昨年8月にナンシー・ペロシ下院議長(当時)が台湾を訪問した時のように、台湾を包囲する大規模な軍事演習を展開するのか? 
私はしないと見ている。
 今回中国は、「蔡麦会」に対する「報復」を、すでに二つ行っている。
①一つは、3月26日に、82年間も台湾(中華民国)と国交のあったホンジュラスを、台湾と断交させて、中国と国交を樹立させたことだ。
これで台湾と国交のある国は、わずか13カ国となった。
〇強い圧力をかけると台湾の独立派を勢いづかせることに
➁もう一つは、蔡総統の「宿敵」である馬英九(ば・えいきゅう)前総統・元国民党主席を、蔡総統の外遊とほぼ同じ日程で、中国へ訪問させたことだ。
馬前総統は連日、中国の訪問先で「一つの中国」を連呼している。 
中国には、「4年前の教訓」がある。
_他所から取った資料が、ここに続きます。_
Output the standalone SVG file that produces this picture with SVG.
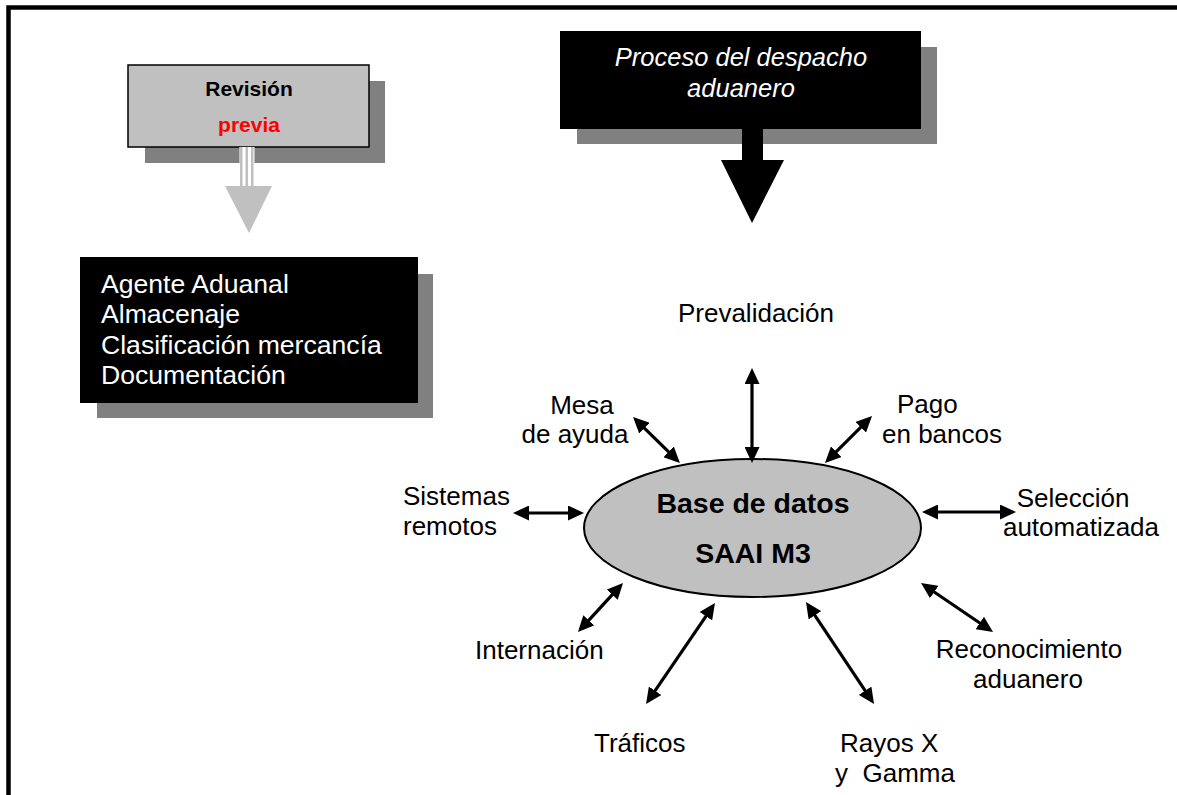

蔡英文総統の再選に黄信号が灯っていた2019年夏、香港で民主化デモが起こり、これを強硬に弾圧した。
その結果、蔡総統が「今日の香港が明日の台湾になってもよいのか!」と叫び、2020年1月の総統選挙で、817万票という台湾総統選史上、最高得票数で再選を果たしたのだ。
そのため今回、蔡総統がいくら「蔡麦会」を演出しても、派手に軍事的な対抗措置を取ることができないのである。
そんなことをすれば、再び蔡英文民進党を総統選で利することになるからだ。それで台湾有事に直結する大規模軍事演習という「剛速球」ではなく、上述のような「変化球」を投げてきているのだ。
ともあれ、台湾総統選挙が行われる2024年1月に向けて、アメリカや日本も巻き込んだ台湾と中国の虚々実々の駆け引きが活発化していくことは間違いない。